* [What you will do]
Repeat exactly the lines running from the first line of the data to the line containing "Chart.register(...registerables);", both ends included, and nothing else; drop the pictures.

* [Source excerpt]
## START
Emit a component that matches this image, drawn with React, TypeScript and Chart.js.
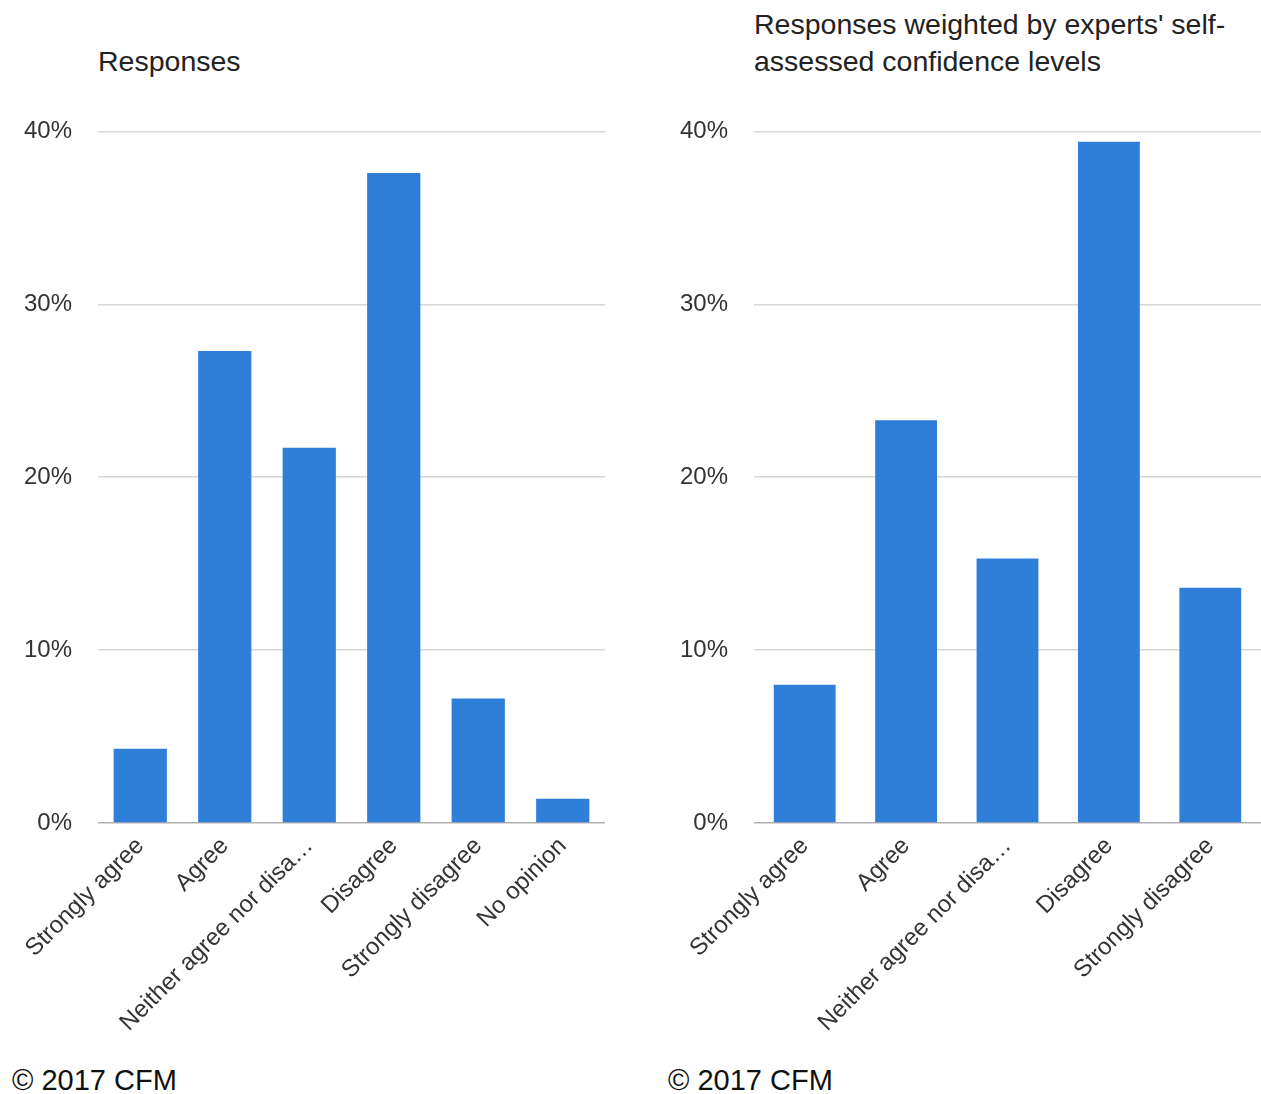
import React, { useEffect, useRef } from "react";
import { Chart, registerables } from "chart.js";

Chart.register(...registerables);

const leftCategories = [
  "Strongly agree",
  "Agree",
  "Neither agree nor disa…",
  "Disagree",
  "Strongly disagree",
  "No opinion",
];
const leftValues = [4.3, 27.3, 21.7, 37.6, 7.2, 1.4];

const rightCategories = [
  "Strongly agree",
  "Agree",
  "Neither agree nor disa…",
  "Disagree",
  "Strongly disagree",
];
const rightValues = [8.0, 23.3, 15.3, 39.4, 13.6];

const yTicks = [0, 10, 20, 30, 40];

const leftTitle = ["Responses"];
const rightTitle = ["Responses weighted by experts' self-", "assessed confidence levels"];
const footer = "© 2017 CFM";

const FONT = "'Liberation Sans', Arial, Helvetica, sans-serif";
const BAR = "#2f7fd8";

const CANVAS_TOP = 91;
const CANVAS_BOTTOM = 1050;
const CANVAS_H = CANVAS_BOTTOM - CANVAS_TOP;
const PLOT_TOP_PAD = 22;
const PLOT_BOTTOM = 823;
const Y_AXIS_W = 98;

function BarPanel(props: { labels: string[]; values: number[]; barPct: number; left: number; width: number }) {
  const ref = useRef<HTMLCanvasElement | null>(null);
  useEffect(() => {
    if (!ref.current) return;
    const chart = new Chart(ref.current, {
      type: "bar",
      data: {
        labels: props.labels,
        datasets: [
          {
            data: props.values,
            backgroundColor: BAR,
            borderWidth: 0,
            barPercentage: props.barPct,
            categoryPercentage: 1,
          },
        ],
      },
      options: {
        animation: false,
        responsive: false,
        maintainAspectRatio: false,
        layout: { padding: { top: PLOT_TOP_PAD, left: 0, right: 0, bottom: 0 } },
        plugins: { legend: { display: false }, tooltip: { enabled: false }, title: { display: false } },
        scales: {
          x: {
            grid: { display: false },
            border: { display: false },
            ticks: {
              autoSkip: false,
              minRotation: 45,
              maxRotation: 45,
              padding: 1,
              labelOffset: 0,
              color: "#333",
              font: { family: FONT, size: 24 },
            },
            afterFit: (scale: any) => {
              scale.height = CANVAS_BOTTOM - PLOT_BOTTOM;
            },
          },
          y: {
            min: 0,
            max: 40,
            afterBuildTicks: (scale: any) => {
              scale.ticks = yTicks.map((v) => ({ value: v }));
            },
            grid: {
              drawTicks: false,
              color: (ctx: any) => (ctx.tick && ctx.tick.value === 0 ? "#b0b0b0" : "#d6d6d6"),
              lineWidth: 1.5,
            },
            border: { display: false },
            ticks: {
              padding: 26,
              color: "#333",
              font: { family: FONT, size: 24 },
              callback: (v: any) => v + "%",
            },
            afterFit: (scale: any) => {
              scale.width = Y_AXIS_W;
            },
          },
        },
      },
    });
    return () => chart.destroy();
  }, []);
  return (
    <canvas
      ref={ref}
      width={props.width}
      height={CANVAS_H}
      style={{ position: "absolute", left: props.left, top: CANVAS_TOP, width: props.width, height: CANVAS_H }}
    />
  );
}

function Title(props: { lines: string[]; left: number }) {
  return (
    <div
      style={{
        position: "absolute",
        left: props.left,
        bottom: 1094 - 80,
        fontFamily: FONT,
        fontSize: 28.5,
        lineHeight: "37px",
        color: "#222",
        whiteSpace: "nowrap",
      }}
    >
      {props.lines.map((l, i) => (
        <div key={i}>{l}</div>
      ))}
    </div>
  );
}

function Footer(props: { left: number }) {
  return (
    <div
      style={{
        position: "absolute",
        left: props.left,
        top: 1062,
        fontFamily: FONT,
        fontSize: 29,
        lineHeight: "36px",
        color: "#111",
        whiteSpace: "nowrap",
      }}
    >
      {footer}
    </div>
  );
}

export default function App() {
  useEffect(() => {
    document.body.style.margin = "0";
  }, []);
  return (
    <div style={{ position: "relative", width: 1261, height: 1094, background: "#fff", overflow: "hidden" }}>
      <BarPanel labels={leftCategories} values={leftValues} barPct={0.63} left={0} width={605} />
      <BarPanel labels={rightCategories} values={rightValues} barPct={0.61} left={656} width={605} />
      <Title lines={leftTitle} left={98} />
      <Title lines={rightTitle} left={754} />
      <Footer left={12} />
      <Footer left={668} />
    </div>
  );
}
## END
* [Expected answer]
Emit a component that matches this image, drawn with React, TypeScript and Chart.js.
import React, { useEffect, useRef } from "react";
import { Chart, registerables } from "chart.js";

Chart.register(...registerables);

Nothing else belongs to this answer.